WORK TO DO: Pictures excluded, return the lines below from the first through the line holding "const yTickStep = 0.4;".

(Figure scripts)
--------------------

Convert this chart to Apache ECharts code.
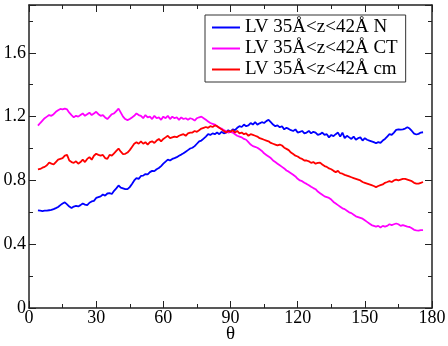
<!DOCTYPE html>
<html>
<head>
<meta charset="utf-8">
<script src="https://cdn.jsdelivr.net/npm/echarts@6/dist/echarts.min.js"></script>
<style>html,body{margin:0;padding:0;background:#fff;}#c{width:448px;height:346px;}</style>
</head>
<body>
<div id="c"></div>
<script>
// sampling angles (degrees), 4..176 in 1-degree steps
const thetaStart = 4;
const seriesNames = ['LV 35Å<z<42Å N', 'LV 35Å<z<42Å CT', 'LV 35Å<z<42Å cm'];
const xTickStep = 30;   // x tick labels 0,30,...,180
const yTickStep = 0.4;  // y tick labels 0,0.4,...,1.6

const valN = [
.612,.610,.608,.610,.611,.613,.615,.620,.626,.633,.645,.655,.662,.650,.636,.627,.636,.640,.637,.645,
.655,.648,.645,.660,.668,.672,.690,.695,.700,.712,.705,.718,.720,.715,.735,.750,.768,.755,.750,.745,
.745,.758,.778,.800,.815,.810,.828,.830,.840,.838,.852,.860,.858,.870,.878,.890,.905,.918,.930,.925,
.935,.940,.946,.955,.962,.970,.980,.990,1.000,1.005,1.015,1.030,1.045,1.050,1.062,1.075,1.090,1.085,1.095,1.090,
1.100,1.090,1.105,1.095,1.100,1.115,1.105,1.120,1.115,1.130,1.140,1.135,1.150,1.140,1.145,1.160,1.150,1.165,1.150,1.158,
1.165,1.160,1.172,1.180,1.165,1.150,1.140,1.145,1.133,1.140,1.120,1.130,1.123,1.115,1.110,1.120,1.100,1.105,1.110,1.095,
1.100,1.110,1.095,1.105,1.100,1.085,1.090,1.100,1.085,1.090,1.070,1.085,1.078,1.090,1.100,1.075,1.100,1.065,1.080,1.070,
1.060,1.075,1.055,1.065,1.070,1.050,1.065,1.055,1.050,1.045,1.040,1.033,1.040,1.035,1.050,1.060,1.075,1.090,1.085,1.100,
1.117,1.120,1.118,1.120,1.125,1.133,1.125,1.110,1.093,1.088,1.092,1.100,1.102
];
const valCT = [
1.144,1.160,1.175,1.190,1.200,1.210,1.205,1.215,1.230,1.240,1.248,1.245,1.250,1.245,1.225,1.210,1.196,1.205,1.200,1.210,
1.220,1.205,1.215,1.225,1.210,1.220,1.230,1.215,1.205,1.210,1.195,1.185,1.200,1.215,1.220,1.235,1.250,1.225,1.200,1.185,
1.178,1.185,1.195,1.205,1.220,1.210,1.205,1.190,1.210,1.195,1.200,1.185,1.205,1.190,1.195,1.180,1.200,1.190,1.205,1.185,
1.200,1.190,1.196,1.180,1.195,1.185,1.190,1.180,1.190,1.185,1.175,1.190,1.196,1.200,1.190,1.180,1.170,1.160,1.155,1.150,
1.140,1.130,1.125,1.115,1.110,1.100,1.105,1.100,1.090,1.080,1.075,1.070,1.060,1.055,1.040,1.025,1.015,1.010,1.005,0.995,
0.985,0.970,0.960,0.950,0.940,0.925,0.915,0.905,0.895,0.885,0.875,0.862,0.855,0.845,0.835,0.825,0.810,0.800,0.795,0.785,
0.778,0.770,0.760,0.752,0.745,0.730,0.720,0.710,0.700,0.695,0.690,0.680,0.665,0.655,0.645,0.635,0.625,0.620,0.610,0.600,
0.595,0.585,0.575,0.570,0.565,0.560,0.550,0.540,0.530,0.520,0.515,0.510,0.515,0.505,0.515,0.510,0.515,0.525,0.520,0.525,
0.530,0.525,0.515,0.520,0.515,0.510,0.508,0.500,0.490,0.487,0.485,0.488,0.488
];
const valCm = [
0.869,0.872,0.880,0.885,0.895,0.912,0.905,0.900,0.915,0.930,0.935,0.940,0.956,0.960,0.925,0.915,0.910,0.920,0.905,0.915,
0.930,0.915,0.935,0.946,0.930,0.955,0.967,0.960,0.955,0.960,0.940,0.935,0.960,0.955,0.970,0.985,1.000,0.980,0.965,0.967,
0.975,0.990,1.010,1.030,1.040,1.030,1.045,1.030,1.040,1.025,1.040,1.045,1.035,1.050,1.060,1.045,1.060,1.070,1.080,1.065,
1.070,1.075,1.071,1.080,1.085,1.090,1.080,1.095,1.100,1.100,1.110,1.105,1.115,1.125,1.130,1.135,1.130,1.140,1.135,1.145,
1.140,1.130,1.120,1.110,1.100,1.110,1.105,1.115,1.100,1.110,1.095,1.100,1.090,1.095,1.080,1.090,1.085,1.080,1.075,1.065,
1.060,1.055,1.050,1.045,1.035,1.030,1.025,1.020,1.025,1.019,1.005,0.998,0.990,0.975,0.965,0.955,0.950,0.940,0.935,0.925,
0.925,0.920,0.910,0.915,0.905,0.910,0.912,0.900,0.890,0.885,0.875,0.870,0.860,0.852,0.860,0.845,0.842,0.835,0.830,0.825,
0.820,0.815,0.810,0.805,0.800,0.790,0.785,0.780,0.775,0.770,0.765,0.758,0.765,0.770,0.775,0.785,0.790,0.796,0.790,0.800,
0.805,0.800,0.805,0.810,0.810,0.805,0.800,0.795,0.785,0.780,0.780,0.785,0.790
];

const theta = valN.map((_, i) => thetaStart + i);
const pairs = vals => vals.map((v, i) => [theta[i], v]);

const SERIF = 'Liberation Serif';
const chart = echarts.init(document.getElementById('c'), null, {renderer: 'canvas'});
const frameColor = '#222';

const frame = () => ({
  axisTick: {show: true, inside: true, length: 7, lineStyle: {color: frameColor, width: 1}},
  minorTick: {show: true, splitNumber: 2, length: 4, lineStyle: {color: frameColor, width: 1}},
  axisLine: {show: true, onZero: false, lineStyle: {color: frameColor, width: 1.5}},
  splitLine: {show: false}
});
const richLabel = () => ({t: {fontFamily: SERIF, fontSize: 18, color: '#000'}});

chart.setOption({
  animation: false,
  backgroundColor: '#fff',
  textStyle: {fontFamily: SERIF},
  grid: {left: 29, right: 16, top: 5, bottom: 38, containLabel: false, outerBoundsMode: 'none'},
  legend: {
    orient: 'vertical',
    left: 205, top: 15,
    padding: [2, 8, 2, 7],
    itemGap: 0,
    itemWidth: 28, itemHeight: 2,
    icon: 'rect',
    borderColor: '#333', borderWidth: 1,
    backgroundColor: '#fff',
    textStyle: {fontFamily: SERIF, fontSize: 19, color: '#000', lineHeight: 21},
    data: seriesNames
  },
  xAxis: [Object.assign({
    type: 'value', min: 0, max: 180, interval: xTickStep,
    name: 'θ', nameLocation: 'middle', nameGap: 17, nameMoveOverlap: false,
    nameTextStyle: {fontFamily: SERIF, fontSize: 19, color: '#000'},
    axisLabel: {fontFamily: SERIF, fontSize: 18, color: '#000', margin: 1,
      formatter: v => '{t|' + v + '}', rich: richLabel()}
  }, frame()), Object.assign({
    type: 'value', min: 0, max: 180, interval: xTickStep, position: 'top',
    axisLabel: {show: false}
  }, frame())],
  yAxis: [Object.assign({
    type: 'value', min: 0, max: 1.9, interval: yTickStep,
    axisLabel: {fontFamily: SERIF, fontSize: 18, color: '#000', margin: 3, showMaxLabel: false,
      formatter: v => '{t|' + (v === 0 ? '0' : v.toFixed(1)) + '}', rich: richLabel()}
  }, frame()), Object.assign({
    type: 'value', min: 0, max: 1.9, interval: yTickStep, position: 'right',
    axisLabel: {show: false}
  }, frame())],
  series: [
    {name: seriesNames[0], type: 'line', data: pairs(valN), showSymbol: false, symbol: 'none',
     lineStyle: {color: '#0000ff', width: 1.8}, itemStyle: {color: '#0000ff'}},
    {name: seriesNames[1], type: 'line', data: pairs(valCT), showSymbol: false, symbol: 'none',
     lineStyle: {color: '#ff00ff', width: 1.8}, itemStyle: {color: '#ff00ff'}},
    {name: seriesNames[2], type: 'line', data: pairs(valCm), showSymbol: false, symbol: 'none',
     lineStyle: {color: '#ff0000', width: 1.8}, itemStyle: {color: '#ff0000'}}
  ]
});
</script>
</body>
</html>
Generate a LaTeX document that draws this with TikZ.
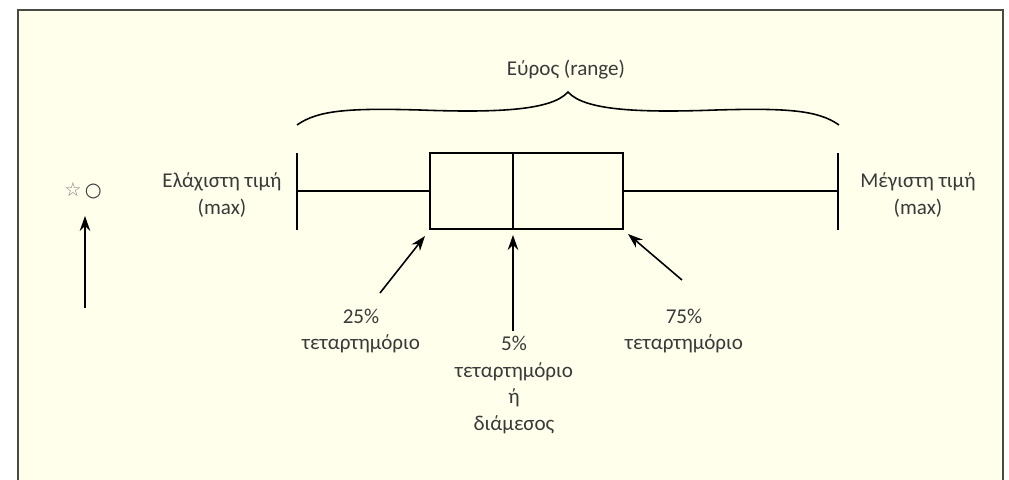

--------------------

EXERCISE OUTPUT:
Convert this chart to Apache ECharts code.
<!DOCTYPE html>
<html>
<head>
<meta charset="utf-8">
<script src="https://cdn.jsdelivr.net/npm/echarts@6/dist/echarts.min.js"></script>
<style>html,body{margin:0;padding:0;background:#fff;}#c{width:448px;height:346px;}</style>
</head>
<body>
<div id="c"></div>
<script>
// sampling angles (degrees), 4..176 in 1-degree steps
const thetaStart = 4;
const seriesNames = ['LV 35Å<z<42Å N', 'LV 35Å<z<42Å CT', 'LV 35Å<z<42Å cm'];
const xTickStep = 30;   // x tick labels 0,30,...,180
const yTickStep = 0.4;  // y tick labels 0,0.4,...,1.6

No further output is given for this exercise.